La « non prise de décision » fait très mal au pays
Est-ce que vous sentez y a une volonté des autorités pour répondre aux demandes des investisseurs ?
Sans vouloir « faire allégeance au roi », j’ai été très agréablement surpris d’avoir lors des panels de Energia des débats très ouverts avec des hauts responsables comme le ministre de l’Énergie le DG de la Sonelgaz, ils sont ouverts et ils écoutent et ils ont exprimé leur disponibilité et volonté à travailler ensemble. Je vous assure et rassure il y a une grande écoute, mais leur tâche n’est pas facile tellement le dossier est complexe et nouveau.

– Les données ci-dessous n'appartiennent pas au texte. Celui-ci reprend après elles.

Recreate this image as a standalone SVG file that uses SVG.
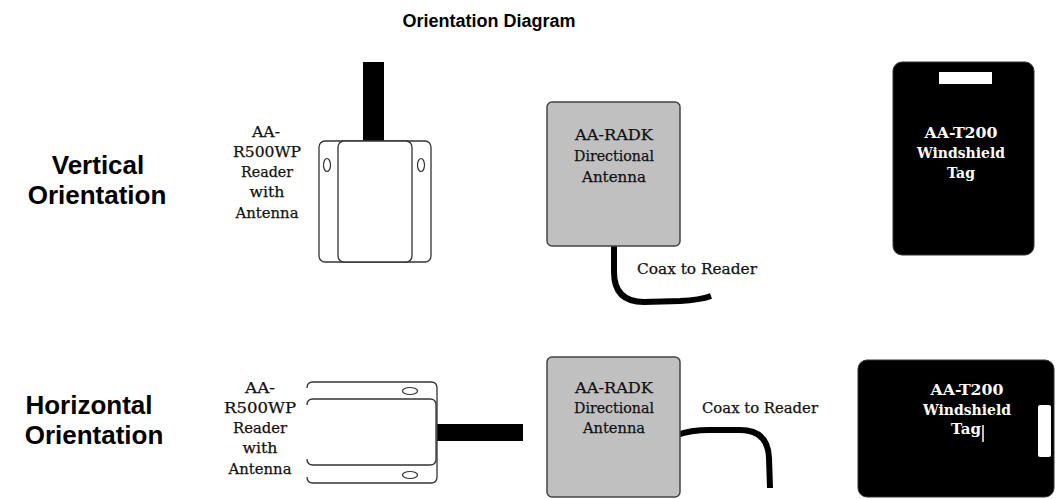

Lors de nos échanges en particulier sur les volets benchmark du prix du KWh, j’ai l’impression qu’ils ont réalisé une fois de plus l’urgence d’avancer vite et de mettre les ressources adéquates pour sortir l’appel d’offre.
Pensez-vous qu’il y a des parties qui bloquent ce programme ?
Sincèrement je ne pense pas qu’il y a une volonté de bloquer, du moins je ne la vois pas. Mais je suis certain qu’il y a une méconnaissance profonde du secteur – alors que d’autres pays ont bien compris ou en est le solaire (Inde/Arabie Saoudite/Emirats Arabie Unis/Turquie/Chine/Pakistan…) et donc ils y vont de façons très agressives avec des plans de croissance à 2-3 chiffres, en Algérie on sous-estime, ont met en doute les performances réelles du solaire et on se pose encore des questions presque philosophiques – qui ne sont même plus d’actualité.
Mr Tony Seba très célèbre professeur visionnaire à Stanford (CA-USA) prévois la fin du Oil&Gas pour 2030…a qui allons-nous vendre notre gaz ? notre pétrole ?
Le monde de l’Energie est en rapide mutation « S Curve » Exponentielle et l’Algérie doit prendre le train en marche sinon les conséquences seront dramatiques. Chaque année l’IEA (International Energy Agency) revois et corrige ses prévisions du solaire à la hausse…
A présent Energia et les pouvoirs publics sont en marche, faut accélérer la courbe d’apprentissage. Créer 40 emplois en un MW, donc à 4G, nous aurons 160 000 emplois, directs et indirects, donc pourquoi priver le pays de ça.
Ce programme, devrait finalement s’appeler le programme d’urgence des énergies renouvelable.